• _YOUR OBJECTIVE_:
Omit pictures and quote the listing below line by line, from its start through the line that holds "q_fit = [750, 750, 63]".

• _SUPPLIED DATA_:
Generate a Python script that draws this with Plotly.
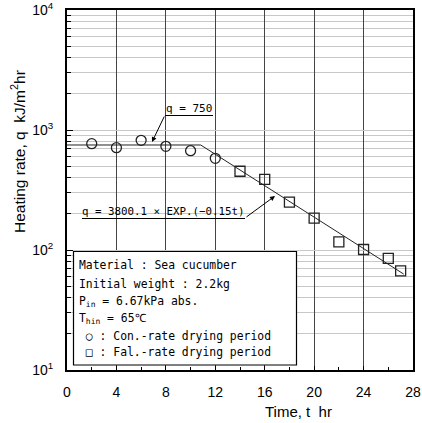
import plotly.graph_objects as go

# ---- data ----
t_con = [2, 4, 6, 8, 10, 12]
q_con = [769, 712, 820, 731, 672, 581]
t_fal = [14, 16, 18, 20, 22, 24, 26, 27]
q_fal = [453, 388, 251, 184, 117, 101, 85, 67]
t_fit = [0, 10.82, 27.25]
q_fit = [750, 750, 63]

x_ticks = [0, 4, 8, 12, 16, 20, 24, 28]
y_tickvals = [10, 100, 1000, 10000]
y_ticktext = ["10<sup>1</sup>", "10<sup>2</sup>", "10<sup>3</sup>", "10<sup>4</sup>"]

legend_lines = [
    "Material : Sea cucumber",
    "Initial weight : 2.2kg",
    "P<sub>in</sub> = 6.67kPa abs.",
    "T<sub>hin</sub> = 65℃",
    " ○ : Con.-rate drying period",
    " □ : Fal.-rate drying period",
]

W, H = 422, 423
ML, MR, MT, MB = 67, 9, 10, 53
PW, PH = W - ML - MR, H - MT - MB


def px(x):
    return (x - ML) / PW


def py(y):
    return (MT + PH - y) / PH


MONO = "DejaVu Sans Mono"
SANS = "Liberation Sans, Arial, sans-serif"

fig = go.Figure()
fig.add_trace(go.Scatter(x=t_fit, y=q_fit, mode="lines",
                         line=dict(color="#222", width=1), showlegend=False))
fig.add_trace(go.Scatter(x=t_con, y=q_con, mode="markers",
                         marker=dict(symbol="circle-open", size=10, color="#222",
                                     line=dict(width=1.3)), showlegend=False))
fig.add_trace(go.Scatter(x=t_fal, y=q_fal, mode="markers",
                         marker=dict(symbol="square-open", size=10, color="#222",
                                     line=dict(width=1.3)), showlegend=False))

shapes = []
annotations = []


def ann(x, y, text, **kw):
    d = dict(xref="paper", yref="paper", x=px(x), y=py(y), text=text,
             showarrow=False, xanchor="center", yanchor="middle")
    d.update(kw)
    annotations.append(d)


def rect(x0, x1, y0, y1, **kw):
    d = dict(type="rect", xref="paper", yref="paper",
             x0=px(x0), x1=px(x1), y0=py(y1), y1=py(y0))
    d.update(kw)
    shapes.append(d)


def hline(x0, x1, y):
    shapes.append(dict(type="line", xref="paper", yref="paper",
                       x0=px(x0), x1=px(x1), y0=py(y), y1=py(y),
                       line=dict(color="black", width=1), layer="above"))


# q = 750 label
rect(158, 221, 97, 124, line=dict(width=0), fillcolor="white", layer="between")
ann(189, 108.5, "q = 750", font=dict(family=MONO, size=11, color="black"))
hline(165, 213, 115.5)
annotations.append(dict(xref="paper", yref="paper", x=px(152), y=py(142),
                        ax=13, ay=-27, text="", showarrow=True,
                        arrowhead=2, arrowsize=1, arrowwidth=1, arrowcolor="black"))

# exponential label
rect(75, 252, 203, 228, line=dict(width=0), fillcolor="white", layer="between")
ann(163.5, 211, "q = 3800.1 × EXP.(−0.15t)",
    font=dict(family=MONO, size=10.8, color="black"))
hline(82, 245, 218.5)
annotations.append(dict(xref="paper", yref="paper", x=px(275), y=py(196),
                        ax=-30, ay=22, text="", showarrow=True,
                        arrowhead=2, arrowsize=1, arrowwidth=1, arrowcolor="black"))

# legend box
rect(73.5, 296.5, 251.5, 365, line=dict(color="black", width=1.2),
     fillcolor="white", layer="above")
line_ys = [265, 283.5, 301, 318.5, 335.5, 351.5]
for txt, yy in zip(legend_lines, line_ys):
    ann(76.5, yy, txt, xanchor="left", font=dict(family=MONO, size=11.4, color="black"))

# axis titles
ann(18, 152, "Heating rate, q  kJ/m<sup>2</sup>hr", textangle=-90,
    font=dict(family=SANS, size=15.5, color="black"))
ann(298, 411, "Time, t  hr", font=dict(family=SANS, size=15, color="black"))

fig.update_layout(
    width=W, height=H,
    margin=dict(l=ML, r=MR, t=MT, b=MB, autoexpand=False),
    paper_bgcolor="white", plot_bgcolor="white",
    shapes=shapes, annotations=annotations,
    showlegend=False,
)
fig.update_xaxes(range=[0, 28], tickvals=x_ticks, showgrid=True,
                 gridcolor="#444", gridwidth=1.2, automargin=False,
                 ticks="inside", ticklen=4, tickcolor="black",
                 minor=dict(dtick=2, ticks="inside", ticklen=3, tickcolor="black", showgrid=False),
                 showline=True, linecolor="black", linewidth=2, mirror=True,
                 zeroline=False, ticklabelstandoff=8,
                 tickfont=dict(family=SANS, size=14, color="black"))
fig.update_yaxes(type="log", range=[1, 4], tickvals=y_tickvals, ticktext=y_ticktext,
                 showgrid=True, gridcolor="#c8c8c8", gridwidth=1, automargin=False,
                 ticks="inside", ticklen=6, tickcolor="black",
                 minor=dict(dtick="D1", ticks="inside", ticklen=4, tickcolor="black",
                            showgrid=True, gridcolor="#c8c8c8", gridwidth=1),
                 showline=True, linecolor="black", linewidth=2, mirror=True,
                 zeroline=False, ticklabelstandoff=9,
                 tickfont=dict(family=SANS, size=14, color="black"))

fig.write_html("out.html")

• _TASK OUTPUT_:
Generate a Python script that draws this with Plotly.
import plotly.graph_objects as go

# ---- data ----
t_con = [2, 4, 6, 8, 10, 12]
q_con = [769, 712, 820, 731, 672, 581]
t_fal = [14, 16, 18, 20, 22, 24, 26, 27]
q_fal = [453, 388, 251, 184, 117, 101, 85, 67]
t_fit = [0, 10.82, 27.25]
q_fit = [750, 750, 63]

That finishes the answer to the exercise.